So for a new project, I'm building a system for an ecommerce site. The idea is to import products from suppliers and instead of inserting them directly into our catalog, we would store all the information in a staging area. Each supplier has their own stage (i.e. table in the database), and then I will flatten the multiple staging areas into a single entity (currently a single table but later on perhaps into Sphinx or Solr). Then our merchandisers would be able to search the staging products' relevant fields (name and description) and be shown a list of products that match and then choose to have those products pushed into the live catalog. The search will query on the single table (the flattened staging areas).

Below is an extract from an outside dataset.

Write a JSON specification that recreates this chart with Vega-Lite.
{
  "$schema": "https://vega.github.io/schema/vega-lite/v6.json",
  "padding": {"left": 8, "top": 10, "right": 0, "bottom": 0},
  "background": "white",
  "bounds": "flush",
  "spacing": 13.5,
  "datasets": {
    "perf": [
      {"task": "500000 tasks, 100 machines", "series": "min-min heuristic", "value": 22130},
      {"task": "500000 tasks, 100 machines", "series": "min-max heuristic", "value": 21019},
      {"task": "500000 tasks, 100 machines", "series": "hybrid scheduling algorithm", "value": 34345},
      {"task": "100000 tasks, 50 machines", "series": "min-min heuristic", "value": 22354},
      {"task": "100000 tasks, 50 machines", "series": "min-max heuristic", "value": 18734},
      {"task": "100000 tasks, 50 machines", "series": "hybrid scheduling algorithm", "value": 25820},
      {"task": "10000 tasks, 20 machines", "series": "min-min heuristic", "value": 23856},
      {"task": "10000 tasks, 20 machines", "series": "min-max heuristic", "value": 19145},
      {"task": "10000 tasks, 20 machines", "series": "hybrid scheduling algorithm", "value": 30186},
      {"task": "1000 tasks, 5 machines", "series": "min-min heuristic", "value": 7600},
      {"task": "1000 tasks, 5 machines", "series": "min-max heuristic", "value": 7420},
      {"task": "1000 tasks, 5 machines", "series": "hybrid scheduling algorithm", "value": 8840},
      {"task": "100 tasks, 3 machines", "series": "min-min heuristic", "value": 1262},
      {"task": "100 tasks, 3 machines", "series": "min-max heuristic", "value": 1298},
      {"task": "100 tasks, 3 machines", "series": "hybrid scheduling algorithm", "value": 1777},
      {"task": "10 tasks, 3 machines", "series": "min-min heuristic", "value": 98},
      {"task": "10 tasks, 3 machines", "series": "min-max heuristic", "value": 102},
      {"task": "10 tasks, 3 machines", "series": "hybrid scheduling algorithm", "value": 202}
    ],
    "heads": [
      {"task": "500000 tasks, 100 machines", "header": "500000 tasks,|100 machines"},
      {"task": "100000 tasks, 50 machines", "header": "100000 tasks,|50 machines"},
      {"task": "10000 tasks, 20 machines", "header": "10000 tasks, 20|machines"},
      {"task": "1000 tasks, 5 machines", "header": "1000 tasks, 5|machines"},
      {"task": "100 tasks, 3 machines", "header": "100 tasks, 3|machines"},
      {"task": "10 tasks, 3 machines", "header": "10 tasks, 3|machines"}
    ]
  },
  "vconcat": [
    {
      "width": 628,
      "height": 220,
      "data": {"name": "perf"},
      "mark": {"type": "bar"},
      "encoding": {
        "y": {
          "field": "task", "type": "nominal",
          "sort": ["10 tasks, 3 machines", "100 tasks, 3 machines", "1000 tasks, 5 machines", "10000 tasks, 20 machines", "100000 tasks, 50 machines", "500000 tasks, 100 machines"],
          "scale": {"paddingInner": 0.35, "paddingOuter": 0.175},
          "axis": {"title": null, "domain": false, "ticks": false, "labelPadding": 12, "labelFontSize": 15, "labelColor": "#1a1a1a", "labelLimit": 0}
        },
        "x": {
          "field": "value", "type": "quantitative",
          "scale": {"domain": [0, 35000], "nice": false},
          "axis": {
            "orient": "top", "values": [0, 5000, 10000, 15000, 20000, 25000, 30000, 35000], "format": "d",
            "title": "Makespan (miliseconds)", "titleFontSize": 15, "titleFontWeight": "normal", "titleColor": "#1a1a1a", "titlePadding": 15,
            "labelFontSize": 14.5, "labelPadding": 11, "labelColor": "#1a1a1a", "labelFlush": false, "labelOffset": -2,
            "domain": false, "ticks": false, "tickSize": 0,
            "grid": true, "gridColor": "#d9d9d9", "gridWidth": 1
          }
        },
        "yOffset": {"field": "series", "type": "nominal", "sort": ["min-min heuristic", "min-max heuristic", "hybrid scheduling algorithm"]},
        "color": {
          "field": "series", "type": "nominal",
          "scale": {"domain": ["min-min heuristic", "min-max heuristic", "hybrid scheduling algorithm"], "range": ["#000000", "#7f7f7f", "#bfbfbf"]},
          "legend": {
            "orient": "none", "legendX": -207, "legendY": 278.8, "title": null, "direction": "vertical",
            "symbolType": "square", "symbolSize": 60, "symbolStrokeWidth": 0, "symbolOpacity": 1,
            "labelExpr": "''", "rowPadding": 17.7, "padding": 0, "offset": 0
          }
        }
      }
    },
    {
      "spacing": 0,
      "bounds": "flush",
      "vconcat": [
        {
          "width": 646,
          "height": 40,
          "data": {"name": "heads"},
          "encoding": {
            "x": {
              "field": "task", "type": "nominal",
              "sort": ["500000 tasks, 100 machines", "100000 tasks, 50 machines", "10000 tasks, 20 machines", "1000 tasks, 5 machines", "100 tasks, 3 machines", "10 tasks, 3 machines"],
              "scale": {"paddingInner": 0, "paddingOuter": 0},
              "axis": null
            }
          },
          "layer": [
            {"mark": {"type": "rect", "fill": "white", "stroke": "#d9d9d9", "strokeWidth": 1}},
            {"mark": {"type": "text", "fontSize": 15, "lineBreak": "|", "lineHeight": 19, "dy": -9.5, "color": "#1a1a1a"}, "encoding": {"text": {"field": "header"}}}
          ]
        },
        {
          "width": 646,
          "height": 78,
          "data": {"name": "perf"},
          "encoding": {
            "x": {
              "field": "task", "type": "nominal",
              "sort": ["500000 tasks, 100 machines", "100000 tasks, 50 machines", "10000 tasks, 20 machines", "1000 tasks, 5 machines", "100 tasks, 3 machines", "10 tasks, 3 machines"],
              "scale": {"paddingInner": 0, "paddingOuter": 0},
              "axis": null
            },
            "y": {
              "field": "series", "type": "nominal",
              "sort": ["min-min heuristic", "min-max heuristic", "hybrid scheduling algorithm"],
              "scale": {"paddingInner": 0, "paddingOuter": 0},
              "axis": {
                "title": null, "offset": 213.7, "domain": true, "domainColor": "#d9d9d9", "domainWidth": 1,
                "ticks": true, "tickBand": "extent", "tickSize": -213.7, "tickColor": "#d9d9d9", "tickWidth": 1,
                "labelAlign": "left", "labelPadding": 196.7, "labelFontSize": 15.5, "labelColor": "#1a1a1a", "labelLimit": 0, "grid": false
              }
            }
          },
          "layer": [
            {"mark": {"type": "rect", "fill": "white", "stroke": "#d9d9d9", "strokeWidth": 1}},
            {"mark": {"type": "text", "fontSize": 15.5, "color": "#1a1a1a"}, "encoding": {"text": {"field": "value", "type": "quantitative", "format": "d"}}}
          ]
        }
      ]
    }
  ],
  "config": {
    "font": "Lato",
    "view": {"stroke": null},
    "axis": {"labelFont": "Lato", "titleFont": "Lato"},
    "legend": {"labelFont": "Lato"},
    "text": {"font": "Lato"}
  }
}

My design calls to only store searchable and filterable fields in the single flattened table - e.g. name, description, supplier_id, supplier_prod_id etc. And the search queries will return only the ID's of the items matching and a class (supplier_id) that would be used to identify which staging area the product is from.
Another senior engineer feels the flattened search table should include other meta fields (which would not be searched on), but could be used when 'pushing' the products from stage to live catalog. He also feels that the query should return all this other information.

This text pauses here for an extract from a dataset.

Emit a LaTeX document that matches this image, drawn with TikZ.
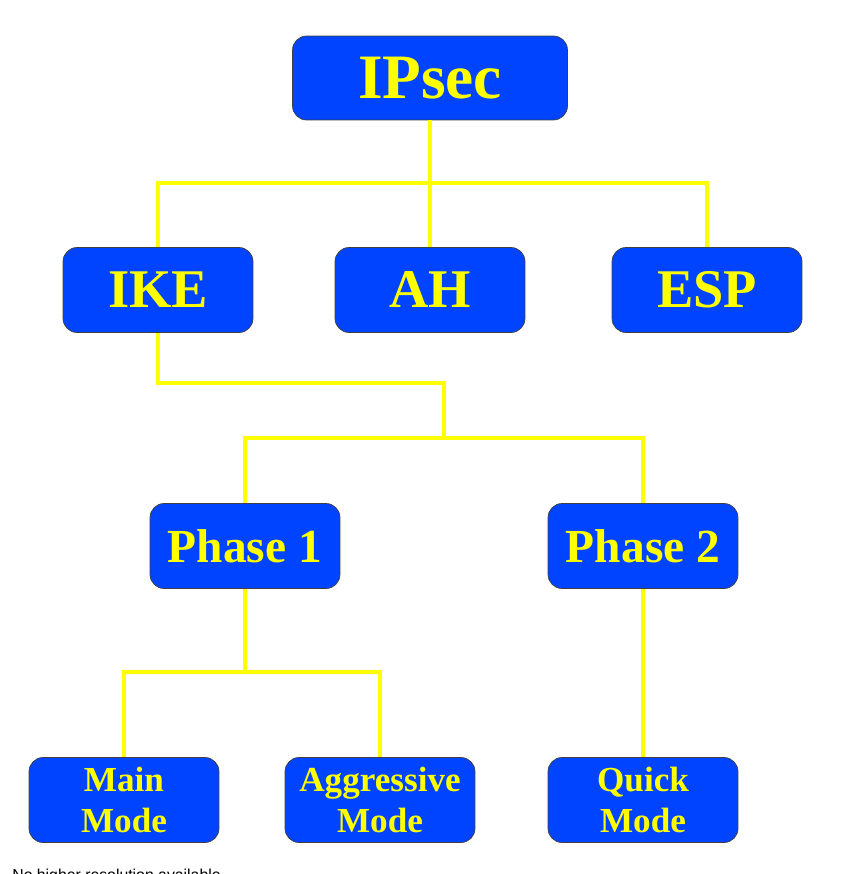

I feel pretty strongly about only having searchable fields in the flattened table and having the search return only class/id pairs which could be used to fetch all the other necessary metadata about the product (simple select * from class_table where id in (1,2,3)).
Part of my reasoning is that this will make it easier later on to switch the flattened table from database to a search server like sphinx or solr and the rest of the code wouldn't have to be changed just because implementation of the search changed.
Am I on the right path? How can I convince the other engineer why it is important to keep only searchable fields and return only ID's? Or more specifically, why should a search application return only IDs of objects?
I think that you're on the right path. If those other fields provide no value to either uniquely identify a staged item or to allow the user to filter staged items, then the data is fundamentally useless until the item is pushed to the live environment. If the other engineer feels that the extra metadata will help the users make a more informed decision, then you might as well make those extra fields searchable (thereby meeting your stated purpose for the table(s).)
The only reason I could think of to pre-fetch that other, non-searchable data would be for a performance improvement on the push to the live environment.
You should use each tool for what it does best. A full text search engine, such as Solr or Sphinx, excels at searching textual fields and ranking the hits quickly. It has no special advantage in retrieving stored data in a select-like fashion. A database is optimized for that. So, yes, you are on the right path. Please see Search Engine versus DBMS for other issues involved in deciding what to store inside the search engine.
In the case of sphinx, it only returns document ids and named attributes back to you anyway (attributes being numerical data, for the most part). I'd say you've got the right idea as the other metadata is just a simple JOIN away from the flattened table if you need it.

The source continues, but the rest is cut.